All of this could, and does, take place anywhere and at any time in the context of informal learning. It is also considered in the design and development of formal academic courses. Translated into a skill set, it's not all that different from the critical thinking and other professional skills valued in today's workforce. 

 

Free Range Learning Today

 

The description of the characteristics and skills of 1998's free range students has a lot in common with current discussions centered on digital, media, and information literacies. The Internet opens a window to the world that provides equal access to both helpful and harmful resources. Today's student, free range or otherwise, must learn to navigate these resources successfully.

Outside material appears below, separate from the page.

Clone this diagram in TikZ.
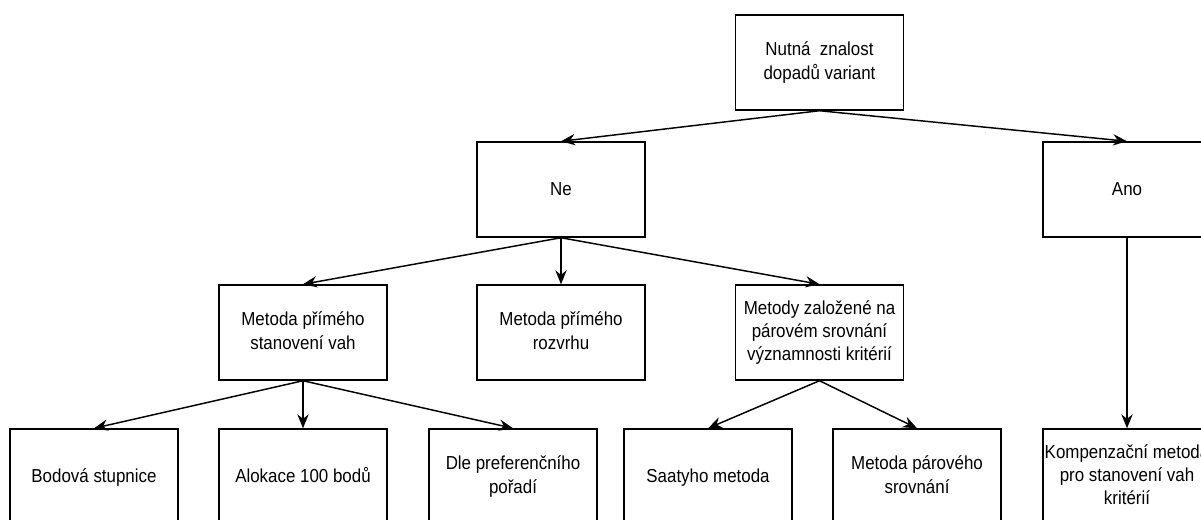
\documentclass[tikz,border=0pt]{standalone}
\usepackage{fontspec}
\setmainfont{Liberation Sans}[FakeStretch=0.9]
\usetikzlibrary{arrows.meta}

\begin{document}
\begin{tikzpicture}[x=0.75pt,y=-0.75pt,
    box/.style={draw,line width=1.1pt,minimum width=126pt,minimum height=71.25pt,
      inner sep=0pt,align=center,font=\fontsize{14.1}{17.6}\selectfont,
      execute at begin node={\vphantom{Á}},execute at end node={\vphantom{g}}},
    arr/.style={-{Stealth[length=10.5pt,width=8.5pt,inset=3.5pt]},line width=1.1pt}]
  \useasboundingbox (0,0) rectangle (1201,520);
  \clip (0,0) rectangle (1201,520);
  \fill[white] (0,0) rectangle (1201,520);
  % root
  \node[box] (nutna) at (819.5,62.5) {Nutná\ \ znalost\\dopadů variant};
  % answers
  \node[box] (ne)  at (561,189.5)  {Ne};
  \node[box] (ano) at (1127,189.5) {Ano};
  % methods under Ne
  \node[box] (stanoveni) at (303,332.5)   {Metoda přímého\\stanovení vah};
  \node[box] (rozvrh)    at (561,332.5)   {Metoda přímého\\rozvrhu};
  \node[box] (parove)    at (819.5,332.5) {Metody založené na\\párovém srovnání\\významnosti kritérií};
  % bottom row
  \node[box] (bodova)   at (94,476.5)   {Bodová stupnice};
  \node[box] (alokace)  at (303,476.5)  {Alokace 100 bodů};
  \node[box] (poradi)   at (513,476.5)  {Dle preferenčního\\pořadí};
  \node[box] (saaty)    at (708,476.5)  {Saatyho metoda};
  \node[box] (srovnani) at (917,476.5)  {Metoda párového\\srovnání};
  \node[box] (kompenz)  at (1127,476.5) {Kompenzační metoda\\pro stanovení vah\\kritérií};
  % connectors
  \draw[arr] (nutna.south) -- (ne.north);
  \draw[arr] (nutna.south) -- (ano.north);
  \draw[arr] (ne.south) -- (stanoveni.north);
  \draw[arr] (ne.south) -- (rozvrh.north);
  \draw[arr] (ne.south) -- (parove.north);
  \draw[arr] (ano.south) -- (kompenz.north);
  \draw[arr] (stanoveni.south) -- (bodova.north);
  \draw[arr] (stanoveni.south) -- (alokace.north);
  \draw[arr] (stanoveni.south) -- (poradi.north);
  \draw[arr] (parove.south) -- (saaty.north);
  \draw[arr] (parove.south) -- (srovnani.north);
\end{tikzpicture}
\end{document}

P2P University's new course, entitled "How to Teach Webcraft and Programming to Free-Range Students," is just one example of how this kind of learning is being recognized and even planned for, because "for everyone who is [learning web programming] in a classroom, there are a dozen free-range learners." The course description includes questions for participants that perhaps all of us should consider as we move forward in the pursuit of successful online learning options for a variety of students:

  • What does the research tell us about how people learn?
  • What best practices in instructional design are relevant to free range learners?
  • What skills do people need in order to successfully learn on their own?
  • How are grassroots groups trying to teach the things free range students want to learn?
  • What's working and what isn't?

In the more than a decade that has passed since McKenzie's article was published, the Internet as expanded substantially, moving into our homes and workplaces and allowing entire educational programs to be offered completely online. The concept of free range learning continues to be relevant and applied in a variety of ways as we all become curators of web content – conducting Internet searches on a wide variety of topics, evaluating the results for value, and learning from what we find.